E così già si possono divulgare dati precisi in merito agli ingressi registrati: più di 8.200, con una crescita del 40% rispetto alla scorsa stagione, solo per quanto riguarda il Fashion Hub, nuova sede della camera nazionale della Moda situata presso l’Unicredit Pavillion in Piazza Gae Aulenti. Andamento positivo che si riflette  anche sull’industria moda in senso stretto che registra una crescita del 4,1% per lo più sostenuta dai mercati esteri e soprattutto Americani e Asiatici. Saranno loro forse i più amanti sostenitori del Made in Italy che in questa stagione ha parlato più che mai di estetica, sartorialità e classicità tutta italiana, ma ben radicata nell’oggi.

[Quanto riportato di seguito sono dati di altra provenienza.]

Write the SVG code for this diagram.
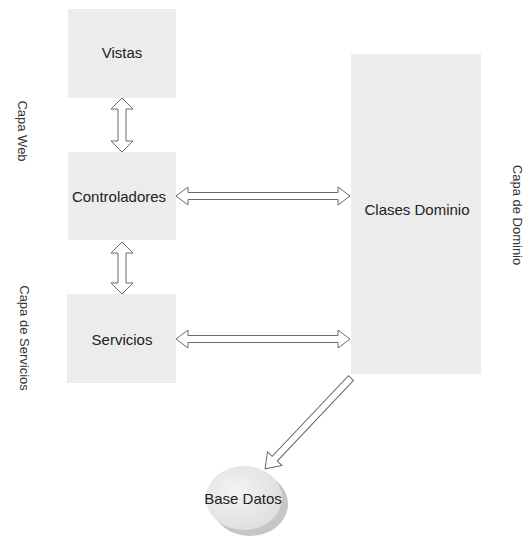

Caratteristiche espresse al meglio da capisaldi del fashion system italiano come Dolce & Gabbana che portano in passerella una collezione che sembra un vero e proprio specchio della bella Italia di ieri e di oggi con tanto di slogan e monumenti applicati su abiti e tailleur e modelle che si fanno selfie in passerella, o come Consuelo Castiglioni che da Marni, con le sue tuniche e i suoi abiti dall’allure geometrico, racconta una donna un po’ di nicchia, ma sempre fautrice di uno stile formale e garbato che piace molto alla donna milanese.

Ma questa è stata anche la stagione di Salvatore Ferragamo che, con Massimiliano Giornetti, è andato alla ricerca di una classicità fatta di abiti dalle forme nitide e rigorose, oppure di Gucci che con Alessandro Michele, nuovo direttore creativo del brand, riporta in auge una Maison da sempre sinonimo di eleganza sofisticata e un po’ naïf, caratterizzata da una una cura minuziosa dei dettagli e degli accessori, non a caso mondo di provenienza di Alessandro Michele all’interno della stessa Maison.

E, infine, sembra che questa sia stata la stagione dei giovani con la stending ovation a Marco de Vincenzo che con il suo stile low profile e discreto ha presentato una collezione dall’animo romantico, impalpabile e con stampe che strizzano l’occhio all’oriente e Arthur Arbesser, invece, che rompe il rigore milanese per esplorare abiti dall’appeal ingenuo, morbido, fantasioso e sporty, ed entra di diritto nel Calendario della Settimana della Moda Milanese.